The first, he says, is to turn the Commission on Human Rights (CHR) into a real independent watchdog. Parreño suggests that the CHR release official monthly bulletins on the state of extrajudicial killings and other human rights violations, with “determining measures … standardized—free from political advertisements.” To be credible, he adds, the CHR “must report nothing but numbers and cold analysis.”

Pillar No. 2 is “aggressive government,” what otherwise is known as “political will.” “It all starts with the President,” writes Parreño, who, “with the mighty arsenal of the executive arm at his disposal” can avail of “a great array of resources and technological know-how.” P-Noy, as the commander in chief of the Armed Forces, for starters, could issue an all-out directive, that expresses “in clear and unambiguous terms,” his condemnation of extrajudicial killings. From this should stem the institutionalization of human rights awareness among the military and police, making human rights compliance a success factor in the police and military, and operationalizing command responsibility, among others.

* * *

PUBLIC AWARENESS is likewise necessary, says Parreño. This includes creating “an easily accessible system which reports and generates feedback from and to the public,” as well as tapping both public and private media, and traditional and new media, for support.

The fourth pillar of success is improving the way in which law enforcers gather evidence, going beyond witness testimony, which can be manipulated or thrown into doubt. Instead, Parreño suggests the use of “discovery procedures” as well as improving the technological capacity of the PNP and/or the NBI in gathering (and examining) evidence. This also includes “the proper implementation of the Witness Protection Program” to restore its credibility.

Parreño also suggests strengthening “the existing DOJ body tasked with curbing extrajudicial killings.” The prosecution of cases of EKJs, “would require men and women composed of mettle that will not fold under any circumstance,” he notes, which is why the task force should be dedicated solely to the successful prosecution of EKJs. Under the Arroyo administration, Task Force 211 was formed to counter political violence, involving eight government bodies and supported by the AFP, PNP, NICA and NBI. While the conviction rate for EKJs remained low, the formation of a similar body, says Parreño, “is imperative.”

* * *

The final pillar of success is “an impartial tribunal.”
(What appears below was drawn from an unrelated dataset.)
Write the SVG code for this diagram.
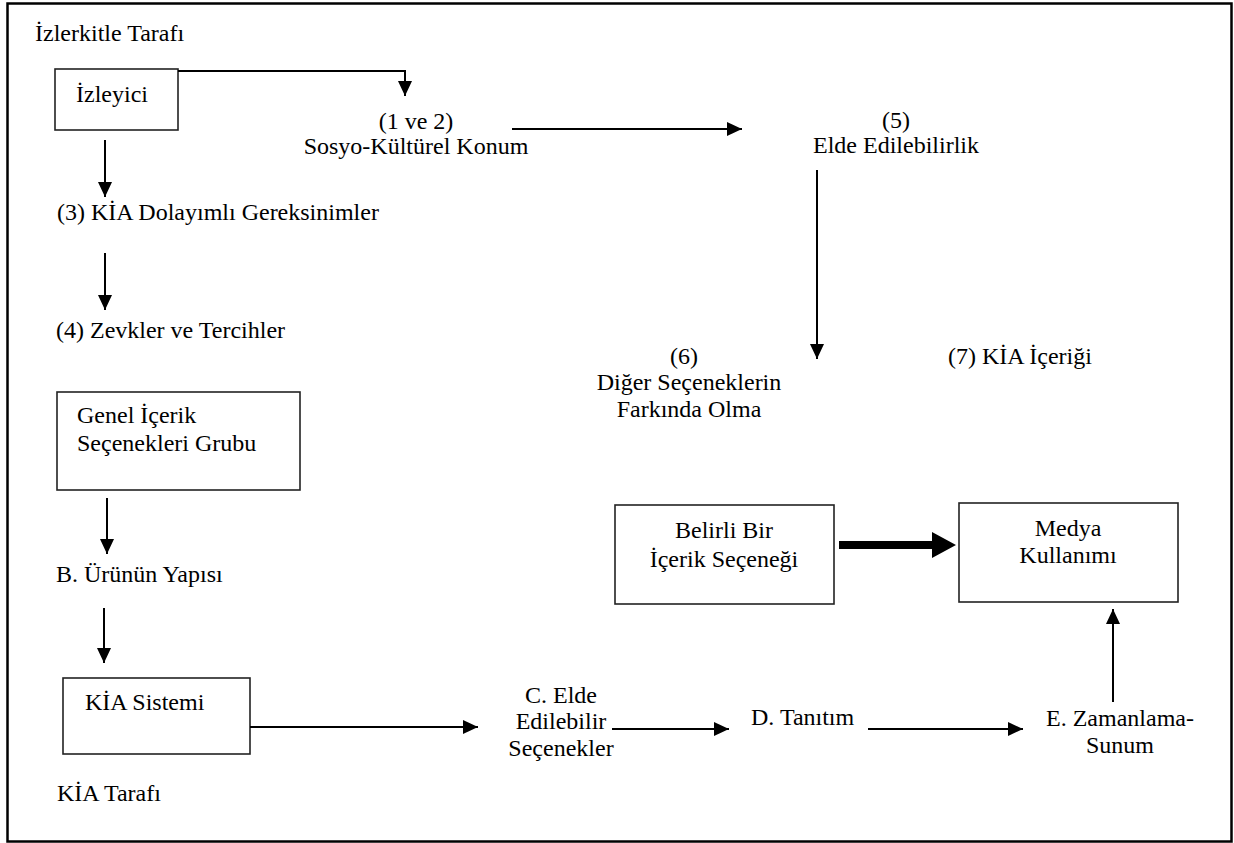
<svg xmlns="http://www.w3.org/2000/svg" width="1234" height="843" viewBox="0 0 1234 843">
<style>
text{font-family:"Liberation Serif","Times New Roman",serif;font-size:24px;fill:#000}
.c{text-anchor:middle}
.box{fill:#fff;stroke:#222;stroke-width:1.6}
.ln{fill:none;stroke:#000;stroke-width:2}
</style>
<defs>
<marker id="ah" markerUnits="userSpaceOnUse" markerWidth="15" markerHeight="14" refX="15" refY="7" orient="auto">
<path d="M0,0 L15,7 L0,14 z" fill="#000"/>
</marker>
</defs>
<rect x="7.5" y="3.5" width="1224" height="838" fill="#fff" stroke="#000" stroke-width="2.5"/>
<text x="35" y="41">İzlerkitle Tarafı</text>
<text x="57" y="801">KİA Tarafı</text>
<g id="izleyici"><rect class="box" x="55" y="69" width="123" height="61"/><text x="76" y="102">İzleyici</text></g>
<g id="sosyo"><text class="c" x="416" y="129">(1 ve 2)</text><text class="c" x="416" y="154">Sosyo-Kültürel Konum</text></g>
<g id="elde"><text class="c" x="896" y="128">(5)</text><text class="c" x="896" y="153">Elde Edilebilirlik</text></g>
<g id="gereksinim"><text x="57" y="220">(3) KİA Dolayımlı Gereksinimler</text></g>
<g id="zevk"><text x="56" y="338">(4) Zevkler ve Tercihler</text></g>
<g id="farkinda"><text class="c" x="684" y="364">(6)</text><text class="c" x="689" y="390">Diğer Seçeneklerin</text><text class="c" x="689" y="417">Farkında Olma</text></g>
<g id="icerik7"><text x="948" y="364">(7) KİA İçeriği</text></g>
<g id="genel"><rect class="box" x="57" y="392" width="243" height="98"/><text x="77" y="423">Genel İçerik</text><text x="77" y="451">Seçenekleri Grubu</text></g>
<g id="urun"><text x="56" y="582">B. Ürünün Yapısı</text></g>
<g id="belirli"><rect class="box" x="615" y="505" width="219" height="99"/><text class="c" x="724" y="538">Belirli Bir</text><text class="c" x="724" y="567">İçerik Seçeneği</text></g>
<g id="medya"><rect class="box" x="959" y="503" width="219" height="99"/><text class="c" x="1068" y="536">Medya</text><text class="c" x="1068" y="563">Kullanımı</text></g>
<g id="kia"><rect class="box" x="63" y="678" width="187" height="76"/><text x="85" y="710">KİA Sistemi</text></g>
<g id="secenekler"><text class="c" x="561" y="703">C. Elde</text><text class="c" x="561" y="729">Edilebilir</text><text class="c" x="561" y="756">Seçenekler</text></g>
<g id="tanitim"><text x="751" y="725">D. Tanıtım</text></g>
<g id="zamanlama"><text class="c" x="1120" y="726">E. Zamanlama-</text><text class="c" x="1120" y="753">Sunum</text></g>
<g id="connectors">
<polyline class="ln" points="178,71 405,71 405,96" marker-end="url(#ah)"/>
<line class="ln" x1="512" y1="129" x2="742" y2="129" marker-end="url(#ah)"/>
<line class="ln" x1="817" y1="170" x2="817" y2="359" marker-end="url(#ah)"/>
<line class="ln" x1="105" y1="140" x2="105" y2="197" marker-end="url(#ah)"/>
<line class="ln" x1="105" y1="253" x2="105" y2="310" marker-end="url(#ah)"/>
<line class="ln" x1="107" y1="498" x2="107" y2="554" marker-end="url(#ah)"/>
<line class="ln" x1="104" y1="608" x2="104" y2="663" marker-end="url(#ah)"/>
<line class="ln" x1="250" y1="727" x2="478" y2="727" marker-end="url(#ah)"/>
<line class="ln" x1="612" y1="729" x2="729" y2="729" marker-end="url(#ah)"/>
<line class="ln" x1="868" y1="729" x2="1023" y2="729" marker-end="url(#ah)"/>
<line class="ln" x1="1113" y1="702" x2="1113" y2="609" marker-end="url(#ah)"/>
<path d="M839,541 L932,541 L932,532 L956,545 L932,558 L932,549 L839,549 z" fill="#000"/>
</g>
</svg>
“Make the remedy of transfer of venue to Metro Manila or Metro Cebu readily available,” writes Parreño, thereby ensuring that trials are held in places where the local military or local officials do not hold sway and cannot intimidate witnesses, lawyers or judges. The Supreme Court could be petitioned to “prioritize petitions for transfer of venue in cases of extrajudicial killings,” granting that the court would know “when a case is an extrajudicial killing or not.”

In conclusion, Parreño notes that “this human rights disaster is wrongly branded as a dispute between the right and left ideologies … military versus rebels … democracy versus communism.” The right paradigm, he writes, is “justice versus injustice … rule of law versus impunity.”

The government is not “helpless” against extrajudicial killings because in the first place, it is “state actors”—primarily military or police or their surrogates—who are suspected of perpetrating them. If the government is part of the problem, it can certainly be part of the solution.